It was a sunny, crisp early spring day in Oswiecim, Poland, as we set out to enter the camp.
But the weather, which put us in high spirits, would not sustain our mood. My students were soon quieted by the realization of where they were. We stood at the entrance gate of Auschwitz, and it was clear to all that nothing, no text or testimony, had prepared them for the impact of being there.
While many college students would opt for spending spring break on a beach, these 16 UNC Charlotte students chose to participate in a historical study abroad program that would leave a lasting impact on them. Spending a week in Poland to study the Holocaust would provide them an experience that would exceed their expectations.
Our journey began in Krakow, Poland, an important starting point for understanding prewar Jewish culture.
We toured the former Jewish quarter of Kazimierz, and followed the historic timeline that would eventually lead us to Auschwitz.
We walked through the former Jewish ghetto in Krakow and learned of the eventual liquidation of approximately 20,000 people. We followed their journey to the Plaszow concentration camp (made famous by the film “Schindler’s List”), which was established in 1942 as a forced labor camp for Jews, and where thousands perished at the hands of the Nazis. The empty fields of this site today were sobering to behold.
Leaving Krakow and traveling through the Polish countryside we arrived in the town of Oswiecim (Auschwitz in German). It was here in 1940 that the Nazi regime established the largest concentration camp system of its kind, and where over 1 million people perished.
Our days at the camp site included study tours of Auschwitz I and Birkenau, workshops and presentations, including one with a Holocaust survivor. We were given access to archives and collections, and viewed the belongings of former prisoners – shoes, suitcases, glasses.
Each night, as we met to debrief our day, the students grappled with that they had seen. What emerged from these discussions was an awareness of the depth of this history, a realization that while it is difficult to fathom the number of Holocaust victims, it is equally difficult to put a face to that history.
The students were asked to listen and to imagine what the soil at Auschwitz could tell them. Throughout our journey, they presented to the group stories of individuals who survived Auschwitz. As a result, a personal connection was made.

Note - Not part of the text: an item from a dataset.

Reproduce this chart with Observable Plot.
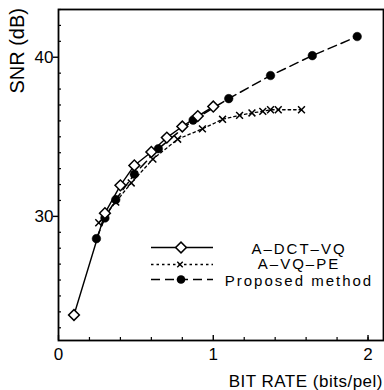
<!DOCTYPE html>
<html><head><meta charset="utf-8">
<script src="https://cdn.jsdelivr.net/npm/d3@7"></script>
<script src="https://cdn.jsdelivr.net/npm/@observablehq/plot@0.6"></script>
<style>
body{margin:0;background:#fff;}
#wrap{width:384px;height:390px;}
</style></head><body><div id="wrap"></div>
<script>
// ---- data ----
const dctX = [0.10, 0.30, 0.40, 0.49, 0.60, 0.70, 0.80, 0.90, 1.00];
const dctY = [23.8, 30.2, 31.95, 33.2, 34.05, 34.95, 35.65, 36.3, 36.9];
const vqX = [0.26, 0.37, 0.47, 0.61, 0.77, 0.93, 1.06, 1.17, 1.25, 1.32, 1.37, 1.42, 1.57];
const vqY = [29.6, 30.9, 32.1, 33.6, 34.85, 35.5, 36.1, 36.35, 36.5, 36.6, 36.7, 36.7, 36.7];
const propX = [0.245, 0.30, 0.37, 0.49, 0.645, 0.87, 1.10, 1.37, 1.64, 1.93];
const propY = [28.6, 29.9, 31.05, 32.65, 34.25, 36.05, 37.4, 38.85, 40.1, 41.3];
const seriesNames = ["A\u2013DCT\u2013VQ", "A\u2013VQ\u2013PE", "Proposed method"];
const xMajor = [0, 1, 2];
const xMinor = [0.2, 0.4, 0.6, 0.8, 1.2, 1.4, 1.6, 1.8, 2.0];
const yMajor = [30, 40];
const yMinor = [23, 24, 25, 26, 27, 28, 29, 31, 32, 33, 34, 35, 36, 37, 38, 39, 41, 42, 43];
const xLabel = "BIT RATE (bits/pel)";
const yLabel = "SNR (dB)";

const toRows = (xs, ys) => xs.map((x, i) => ({x, y: ys[i]}));
const dct = toRows(dctX, dctY), vq = toRows(vqX, vqY), prop = toRows(propX, propY);

const FONT = "'Liberation Sans', Arial, Helvetica, sans-serif";

const plot = Plot.plot({
  width: 384, height: 390,
  marginLeft: 58, marginRight: 1, marginTop: 9, marginBottom: 50,
  x: {domain: [0, 2.1], label: null},
  y: {domain: [22.2, 43.0], label: null},
  style: {fontFamily: FONT, fontSize: "17px", color: "#000", background: "#fff"},
  marks: [
    Plot.frame({stroke: "#000", strokeWidth: 1.8}),
    Plot.axisX({ticks: xMinor, tickSize: -3, tickFormat: () => "", label: null, strokeWidth: 1.2}),
    Plot.axisX({ticks: xMajor, tickSize: -5, tickPadding: 12, tickFormat: d => d, label: null, strokeWidth: 1.4, fontSize: 17}),
    Plot.axisY({ticks: yMinor, tickSize: -3, tickFormat: () => "", label: null, strokeWidth: 1.2}),
    Plot.axisY({ticks: yMajor, tickSize: 5, tickPadding: 0, tickFormat: d => d, label: null, strokeWidth: 1.4, fontSize: 17}),
    Plot.line(prop, {x: "x", y: "y", stroke: "#000", strokeWidth: 1.5, strokeDasharray: "9,5"}),
    Plot.line(vq, {x: "x", y: "y", stroke: "#000", strokeWidth: 1.3, strokeDasharray: "2.5,3"}),
    Plot.line(dct, {x: "x", y: "y", stroke: "#000", strokeWidth: 1.4}),
    Plot.dot(vq, {x: "x", y: "y", symbol: "times", r: 3.2, stroke: "#000", strokeWidth: 1.5}),
    Plot.dot(prop, {x: "x", y: "y", symbol: "circle", r: 4.3, fill: "#000", stroke: "#000", strokeWidth: 0.5}),
    Plot.dot(dct, {x: "x", y: "y", symbol: "square", r: 4.3, rotate: 45, fill: "#fff", stroke: "#000", strokeWidth: 1.5})
  ]
});
document.getElementById("wrap").appendChild(plot);

// ---- axis titles and legend ----
const svg = d3.select(plot);
svg.append("text")
  .attr("transform", "translate(24,8) rotate(-90)")
  .attr("text-anchor", "end")
  .attr("font-family", FONT).attr("font-size", 20)
  .attr("fill", "#000")
  .text(yLabel);
svg.append("text")
  .attr("x", 383).attr("y", 386.5)
  .attr("text-anchor", "end")
  .attr("font-family", FONT).attr("font-size", 17)
  .attr("letter-spacing", 0.5)
  .attr("fill", "#000")
  .text(xLabel);

const legRows = [247.5, 264.5, 279.5];
const legBase = [253.5, 269, 286];
const dashes = [null, "2.5,3", "9,5"];
const g = svg.append("g");
seriesNames.forEach((name, i) => {
  const y = legRows[i];
  g.append("line").attr("x1", 151).attr("x2", 213).attr("y1", y).attr("y2", y)
    .attr("stroke", "#000").attr("stroke-width", 1.4)
    .attr("stroke-dasharray", dashes[i]);
  if (i === 0) {
    g.append("path").attr("d", d3.symbol(d3.symbolSquare, Math.PI * 4.3 * 4.3)())
      .attr("transform", `translate(181,${y}) rotate(45)`)
      .attr("fill", "#fff").attr("stroke", "#000").attr("stroke-width", 1.5);
  } else if (i === 1) {
    g.append("path").attr("d", d3.symbol(d3.symbolTimes, Math.PI * 2.6 * 2.6)())
      .attr("transform", `translate(180,${y})`)
      .attr("fill", "none").attr("stroke", "#000").attr("stroke-width", 1.4);
  } else {
    g.append("circle").attr("cx", 181).attr("cy", y).attr("r", 4.3).attr("fill", "#000");
  }
  g.append("text").attr("x", 299).attr("y", legBase[i])
    .attr("text-anchor", "middle")
    .attr("font-family", FONT).attr("font-size", 15)
    .attr("letter-spacing", 2)
    .attr("fill", "#000")
    .text(name);
});
</script>
</body></html>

My students came away with the powerful lessons that Auschwitz gives us, and a determination to change the world in their own way. Joining us on this journey were ceramic butterflies created by Charlotte schoolchildren to commemorate the Holocaust. The Butterfly Project, a worldwide project supported by the Charlotte Jewish community, has resulted in the creation of thousands of butterflies as a response to Pavel Friedman’s poem “I Never Saw Another Butterfly,” which he wrote while in the Terezin ghetto.
Pavel Friedman would later perish at Auschwitz. We left butterflies in Auschwitz and returned to Charlotte with the remainder of them to be placed at the Butterfly Memorial at Shalom Park.
As an educator, such an opportunity to impact the lives of students is rare. Where they take this experience, only time will tell.